The Louvre, Prado, Uffizi, MET and Rijks, these are all mega-galleries or museums of art that house multitudinous works of art. What these places also house are difficulties for visitors who are interested in having valuable moments with the artworks. Such challenges exist like the mass amount of tourists busying the halls and also the sheer amount of works on display can all take away from the actual experience of the artworks themselves. In the art lexicon this is called art fatigue.
Have you ever felt exhausted or overstimulated from visiting a gallery? Perhaps the problem is you're lacking a structure to your visit. Many curators and art historians are in the school of thought that it is much more beneficial to focus your experience on a minimal amount of artworks rather than trying to see everything all in one visit.

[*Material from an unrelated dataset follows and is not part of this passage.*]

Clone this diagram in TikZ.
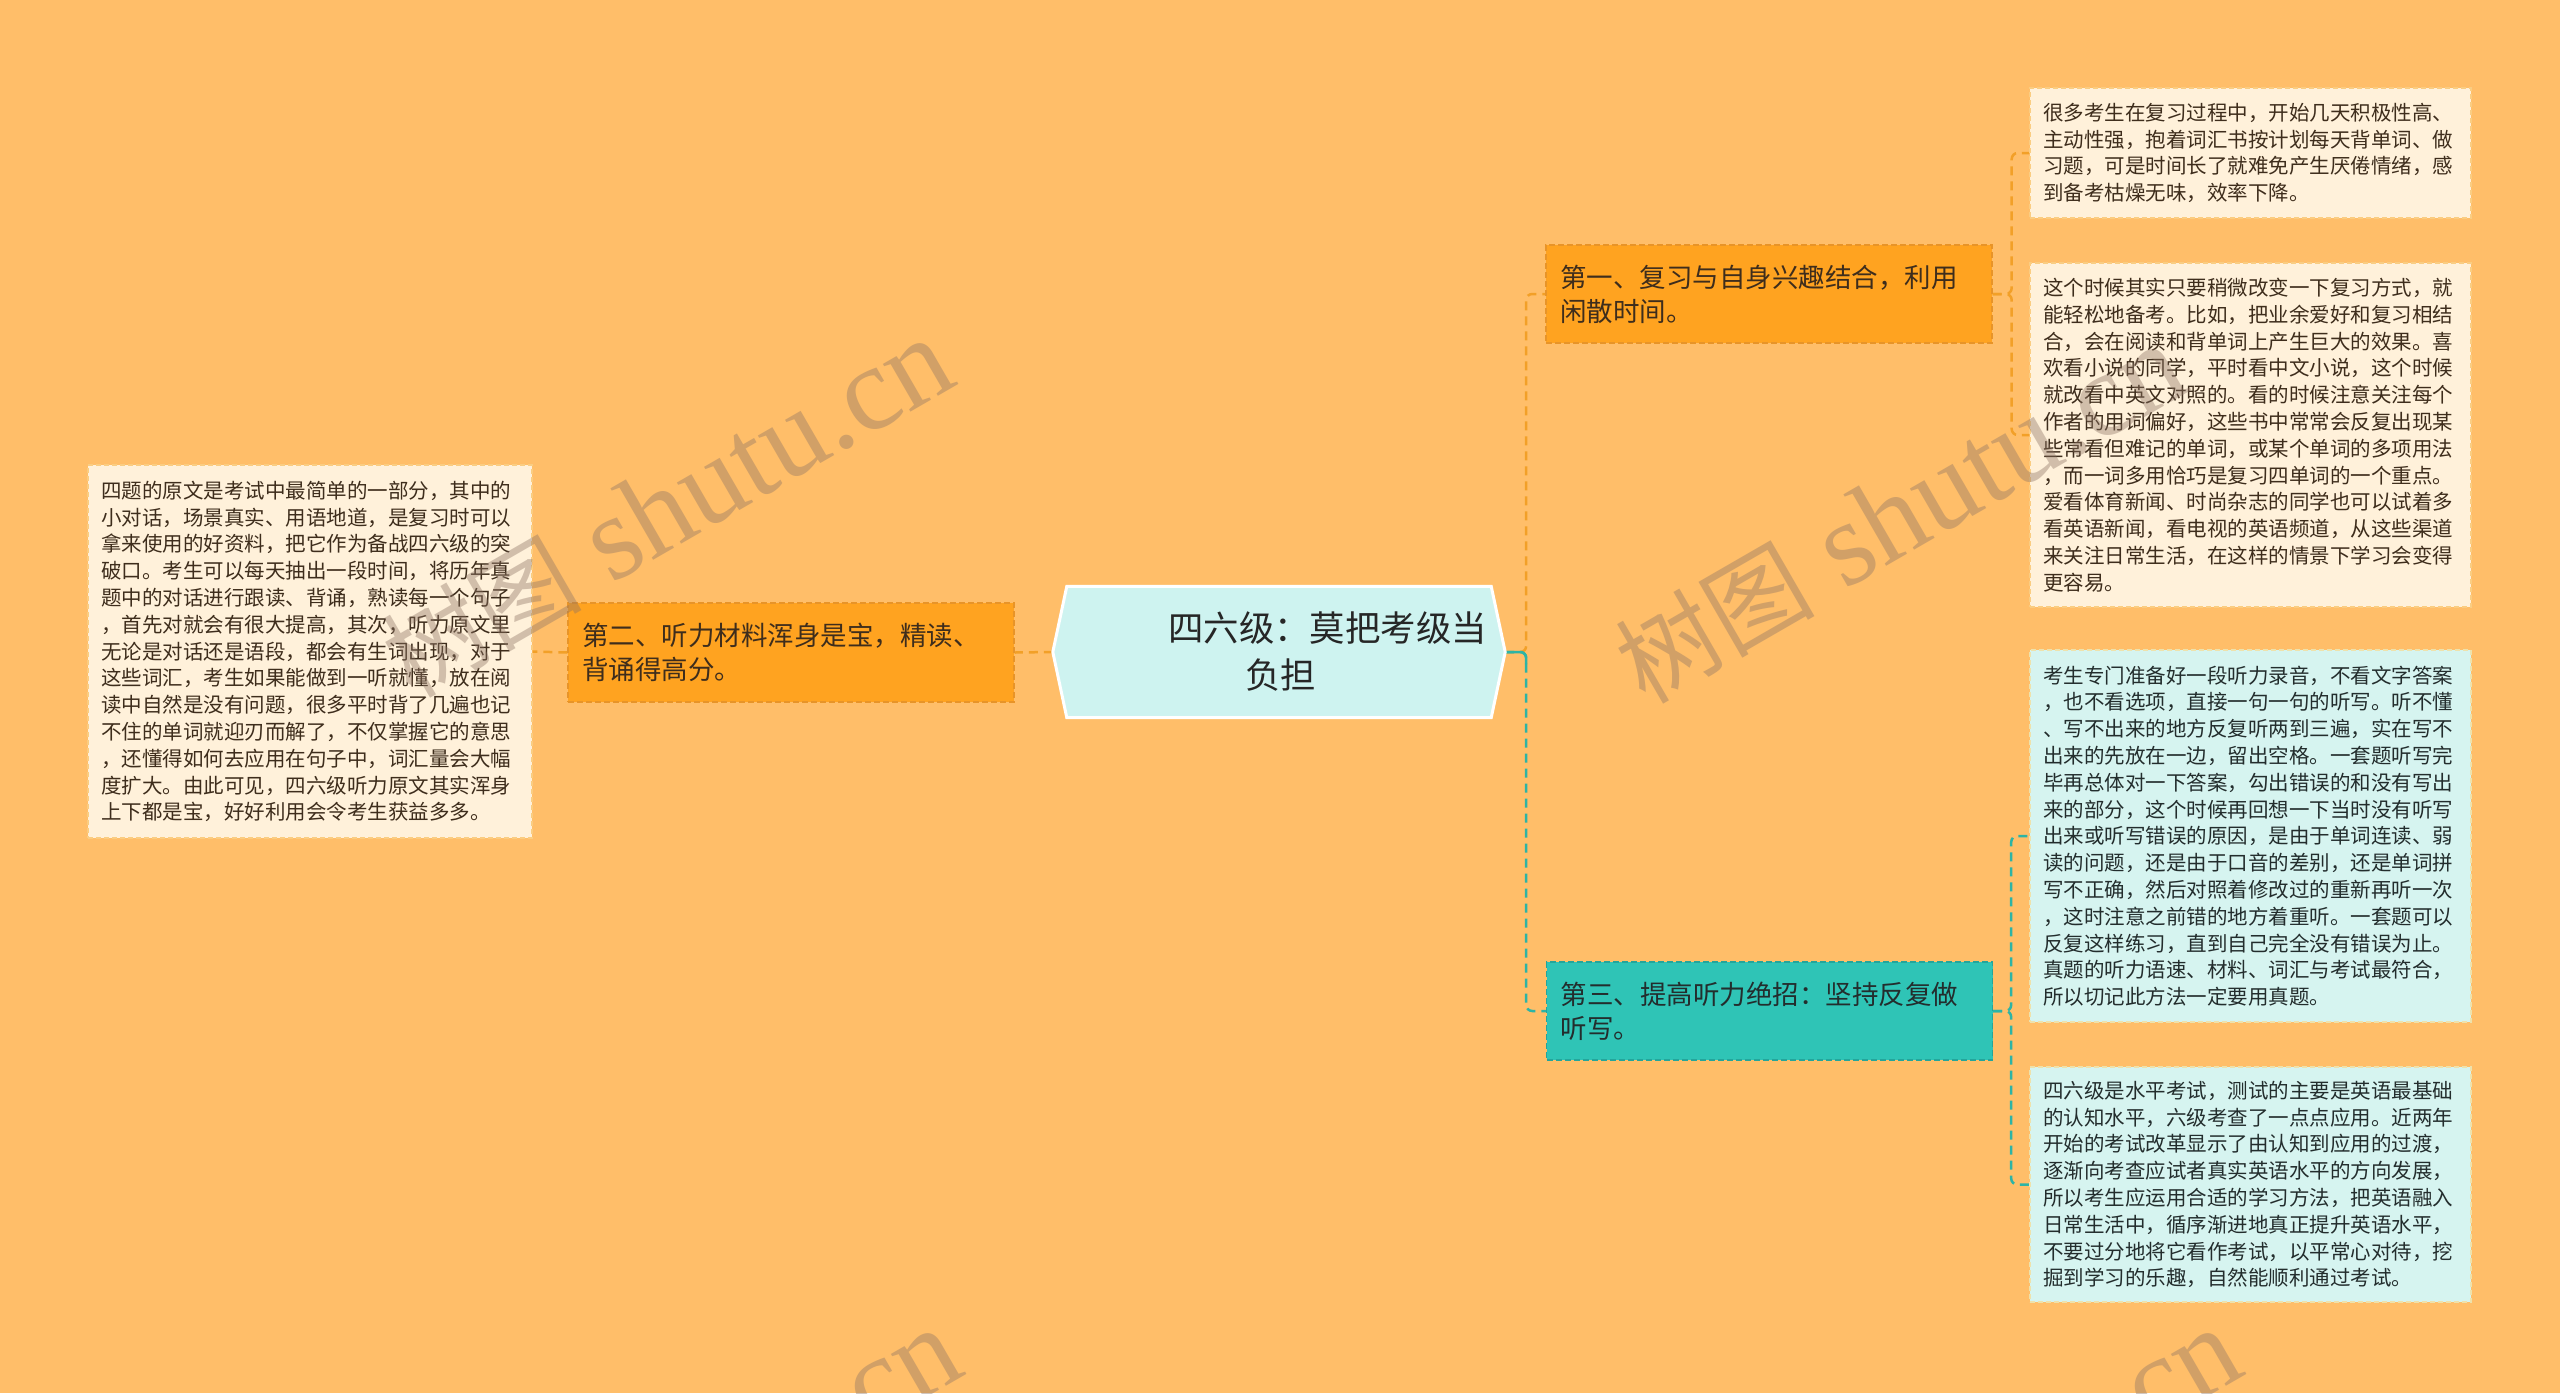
\documentclass[tikz,border=0pt]{standalone}
\usepackage{fontspec}
\setmainfont{Noto Sans CJK SC}
\newfontfamily\wmserif{Liberation Serif}
\newfontfamily\wmcjk{Noto Sans CJK SC}
\usetikzlibrary{calc}
\pgfdeclarelayer{back}
\pgfdeclarelayer{links}
\pgfsetlayers{back,links,main}
\definecolor{bgorange}{RGB}{255,190,105}
\definecolor{orgfill}{RGB}{255,163,32}
\definecolor{orgdraw}{RGB}{232,148,40}
\definecolor{tealfill}{RGB}{47,196,182}
\definecolor{tealdraw}{RGB}{36,165,155}
\definecolor{cfill}{RGB}{206,243,240}
\definecolor{creamfill}{RGB}{255,241,218}
\definecolor{creamdraw}{RGB}{250,205,130}
\definecolor{lcyanfill}{RGB}{214,244,240}
\definecolor{lcyandraw}{RGB}{238,226,172}
\definecolor{lineorg}{RGB}{242,160,40}
\definecolor{lineteal}{RGB}{45,180,165}
\definecolor{txtbrown}{RGB}{62,45,28}
\definecolor{txtdark}{RGB}{35,45,45}
\definecolor{wmcol}{RGB}{140,115,100}
\begin{document}
\begin{tikzpicture}[x=1pt,y=-1pt,
  leafbase/.style={line width=1.4pt, dash pattern=on 5pt off 3pt, inner xsep=13pt, inner ysep=0pt,
    align=left, font=\fontsize{20.5}{26.8}\selectfont},
  leaforg/.style={leafbase, draw=creamdraw, fill=creamfill, text=txtbrown},
  leafteal/.style={leafbase, draw=lcyandraw, fill=lcyanfill, text=txtdark},
  topicbase/.style={line width=1.4pt, dash pattern=on 6pt off 3pt, inner xsep=14pt, inner ysep=0pt,
    align=left, font=\fontsize{26.5}{34}\selectfont, text width=418pt, minimum height=98pt},
  topicorg/.style={topicbase, draw=orgdraw, fill=orgfill, text=txtbrown},
  topicteal/.style={topicbase, draw=tealdraw, fill=tealfill, text=txtdark},
  conorg/.style={draw=lineorg, line width=2.5pt, dash pattern=on 9pt off 6pt, rounded corners=6pt},
  conteal/.style={draw=lineteal, line width=2.5pt, dash pattern=on 9pt off 6pt, rounded corners=6pt},
  conteals/.style={draw=lineteal, line width=2.5pt, rounded corners=6pt},
  wmark/.style={rotate=30, anchor=base west, text=wmcol, text opacity=0.4, inner sep=0pt}
]
\begin{pgfonlayer}{back}
\fill[bgorange] (0,0) rectangle (2560,1393);
\end{pgfonlayer}
\useasboundingbox (0,0) rectangle (2560,1393);

% central topic
\node[minimum width=452pt, minimum height=131pt, inner sep=0pt] (c) at (1279,652) {};
\fill[cfill, draw=white, line width=3pt]
  (c.west) -- ($(c.north west)+(14,0)$) -- ($(c.north east)+(-14,0)$) -- (c.east)
  -- ($(c.south east)+(-14,0)$) -- ($(c.south west)+(14,0)$) -- cycle;
\node[align=left, inner sep=0pt, font=\fontsize{35.4}{47}\selectfont, text=black!85] (ctitle) at (1327.5,651.5)
  {四六级：莫把考级当\\\hspace*{77pt}负担};

% main topics
\node[topicorg, minimum height=99pt] (n2) at (791,652.5) {第二、听力材料浑身是宝，精读、\\背诵得高分。};
\node[topicorg] (n1) at (1769,294) {第一、复习与自身兴趣结合，利用\\闲散时间。};
\node[topicteal] (n3) at (1769.5,1011) {第三、提高听力绝招：坚持反复做\\听写。};

% left leaf
\node[leaforg, text width=418pt, minimum height=373pt] (l1) at (310,651.5) {四题的原文是考试中最简单的一部分，其中的\\
小对话，场景真实、用语地道，是复习时可以\\
拿来使用的好资料，把它作为备战四六级的突\\
破口。考生可以每天抽出一段时间，将历年真\\
题中的对话进行跟读、背诵，熟读每一个句子\\
，首先对就会有很大提高，其次，听力原文里\\
无论是对话还是语段，都会有生词出现，对于\\
这些词汇，考生如果能做到一听就懂，放在阅\\
读中自然是没有问题，很多平时背了几遍也记\\
不住的单词就迎刃而解了，不仅掌握它的意思\\
，还懂得如何去应用在句子中，词汇量会大幅\\
度扩大。由此可见，四六级听力原文其实浑身\\
上下都是宝，好好利用会令考生获益多多。};

% right leaves
\node[leaforg, text width=415pt, minimum height=130pt] (r1) at (2250.5,153) {很多考生在复习过程中，开始几天积极性高、\\
主动性强，抱着词汇书按计划每天背单词、做\\
习题，可是时间长了就难免产生厌倦情绪，感\\
到备考枯燥无味，效率下降。};

\node[leaforg, text width=415pt, minimum height=344pt] (r2) at (2250.5,435) {这个时候其实只要稍微改变一下复习方式，就\\
能轻松地备考。比如，把业余爱好和复习相结\\
合，会在阅读和背单词上产生巨大的效果。喜\\
欢看小说的同学，平时看中文小说，这个时候\\
就改看中英文对照的。看的时候注意关注每个\\
作者的用词偏好，这些书中常常会反复出现某\\
些常看但难记的单词，或某个单词的多项用法\\
，而一词多用恰巧是复习四单词的一个重点。\\
爱看体育新闻、时尚杂志的同学也可以试着多\\
看英语新闻，看电视的英语频道，从这些渠道\\
来关注日常生活，在这样的情景下学习会变得\\
更容易。};

\node[leafteal, text width=415pt, minimum height=372pt] (r3) at (2250.5,836) {考生专门准备好一段听力录音，不看文字答案\\
，也不看选项，直接一句一句的听写。听不懂\\
、写不出来的地方反复听两到三遍，实在写不\\
出来的先放在一边，留出空格。一套题听写完\\
毕再总体对一下答案，勾出错误的和没有写出\\
来的部分，这个时候再回想一下当时没有听写\\
出来或听写错误的原因，是由于单词连读、弱\\
读的问题，还是由于口音的差别，还是单词拼\\
写不正确，然后对照着修改过的重新再听一次\\
，这时注意之前错的地方着重听。一套题可以\\
反复这样练习，直到自己完全没有错误为止。\\
真题的听力语速、材料、词汇与考试最符合，\\
所以切记此方法一定要用真题。};

\node[leafteal, text width=415pt, minimum height=235pt] (r4) at (2250.5,1184.5) {四六级是水平考试，测试的主要是英语最基础\\
的认知水平，六级考查了一点点应用。近两年\\
开始的考试改革显示了由认知到应用的过渡，\\
逐渐向考查应试者真实英语水平的方向发展，\\
所以考生应运用合适的学习方法，把英语融入\\
日常生活中，循序渐进地真正提升英语水平，\\
不要过分地将它看作考试，以平常心对待，挖\\
掘到学习的乐趣，自然能顺利通过考试。};

% connectors
\begin{pgfonlayer}{links}
\draw[conorg] (c.west) -- (n2.east);
\draw[conorg] (n2.west) -- (l1.east);
\draw[conorg] (c.east) -- ++(21,0) |- (n1.west);
\draw[conteal] (c.east) -- ++(21,0) |- (n3.west);
\draw[conteals] (c.east) -- ++(21,0) -- ++(0,12);
\draw[conorg] (n1.east) -- ++(19,0) |- (r1.west);
\draw[conorg] (n1.east) -- ++(19,0) |- (r2.west);
\draw[conteal] (n3.east) -- ++(18,0) |- (r3.west);
\draw[conteal] (n3.east) -- ++(18,0) |- (r4.west);
\end{pgfonlayer}

% watermarks
\node[wmark] (wm1) at (412,700) {{\wmcjk\fontsize{100}{100}\selectfont 树图}{\wmserif\fontsize{120}{120}\selectfont\ shutu.cn}};
\node[wmark] (wm2) at (1645,706) {{\wmcjk\fontsize{100}{100}\selectfont 树图}{\wmserif\fontsize{120}{120}\selectfont\ shutu.cn}};
\node[wmark] (wm3) at (420,1690) {{\wmcjk\fontsize{100}{100}\selectfont 树图}{\wmserif\fontsize{120}{120}\selectfont\ shutu.cn}};
\node[wmark] (wm4) at (1700,1690) {{\wmcjk\fontsize{100}{100}\selectfont 树图}{\wmserif\fontsize{120}{120}\selectfont\ shutu.cn}};
\end{tikzpicture}
\end{document}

Even though you may have missed "The Birth of Venus", by Botticelli, in the Uffizi, you will find that by focusing your gaze on a select few artworks per gallery room, you will walk away having a much more valued time spent with many more artworks. It is recommended to enter each room with a radar like eye, scanning the gallery room itself, noticing first of all the genre or period of the room. From here you can then make a decision to which three pieces of art you will spend time with in the room. Of course in smaller galleries or small exhibitions, spending time with only three works would not suffice to a meaningful visit, but in mega-galleries like the Louvre that house works spanning multiple centuries, it is beneficial to have a quality over quantity approach.
On my last visit to Galleria Borghese, Rome, I focussed my visit on experiencing the marble sculptures of Bernini. By ignoring three quarters of the artworks in the rooms, I was able to be taken away emotionally by the subliminal beauty of Bernini's works. This visit I will never cease to remember as an incomparable experience.